In a recent post, I made the case that Romney’s choice of Robert Bork as his legal/courts advisor should disqualify him from the Presidency.

I subsequently ran across a more in-depth discussion of Bork, borrowing liberally from his own writings.

This extended essay is well worth reading in its entirety, but let me whet your appetite with my “favorite” Bork quote: “No activity that society thinks immoral is victimless. Knowledge that an activity is taking place is a harm to those who find it profoundly immoral.”

The U.S. Constitution was based upon the Enlightenment belief in personal autonomy; the libertarian principle that humans have the right to pursue their own ends–the right to “do their own thing”–so long as they respect the equal right of others and do not cause harm to the person or property of a non-consenting other.
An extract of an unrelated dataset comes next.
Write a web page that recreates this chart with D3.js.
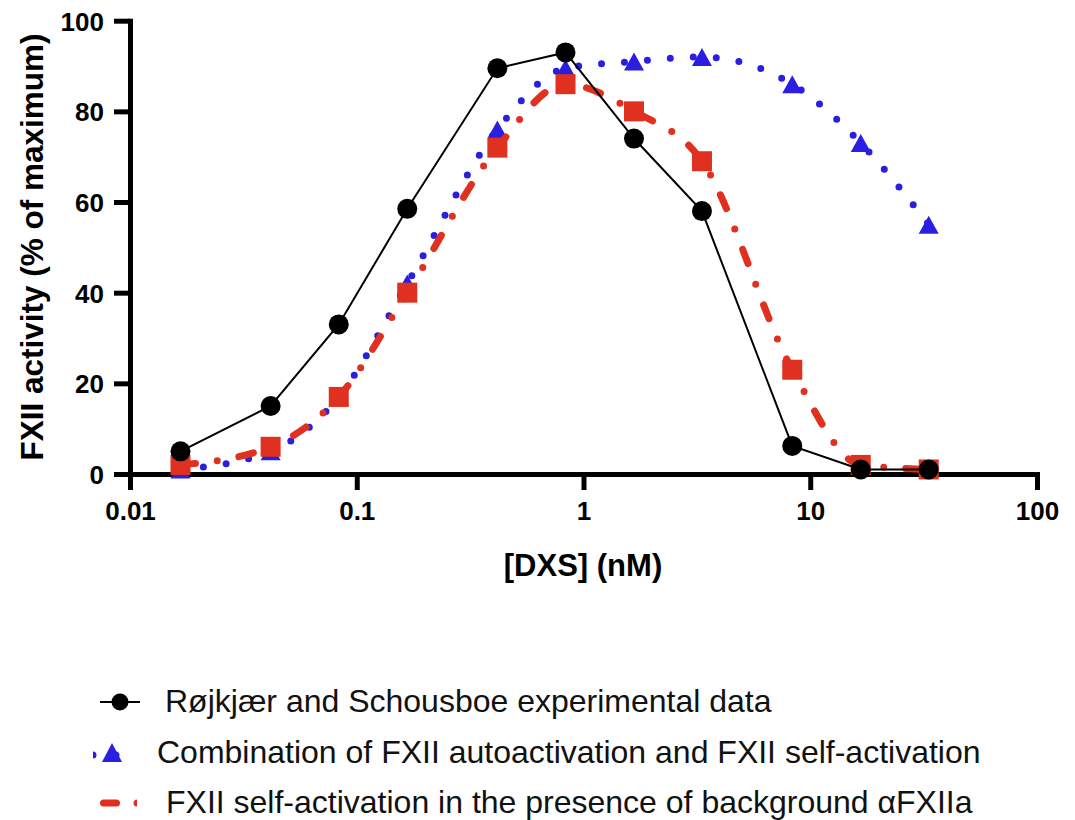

This is sometimes called “the harm principle,” and it limits the zone of freedom individuals enjoy. If something I am doing harms you, the government is justified in intervening. So, for example, free people can choose to smoke, even though it may be bad for them, but when substantial scientific evidence confirms the harm done to others by passive smoke, government can constitutionally prohibit smoking in public places. People of good will can and do debate whether a particular activity is harmful, of course, but in our system, if your personal behaviors don’t affect anyone else, the government is supposed to butt out.

In Bork’s world, however, simple awareness that someone is doing something of which you disapprove constitutes a harm.

In Bork’s world, if “society” believes that a behavior–contraceptive use, sex between unmarried adults,  homosexual sex, masturbation, smoking, whatever–is immoral, that disapproval constitutes a harm sufficient to justify outlawing that activity.

Freedom, in Bork’s cramped vision of that word, is freedom to do the “right” thing–as defined by Robert Bork and his ilk. It is hard to imagine a more unAmerican understanding of our legal system.

Bork actually makes Jay Sekelow–Pat Robertson’s lawyer, and the other Romney legal advisor–look moderate.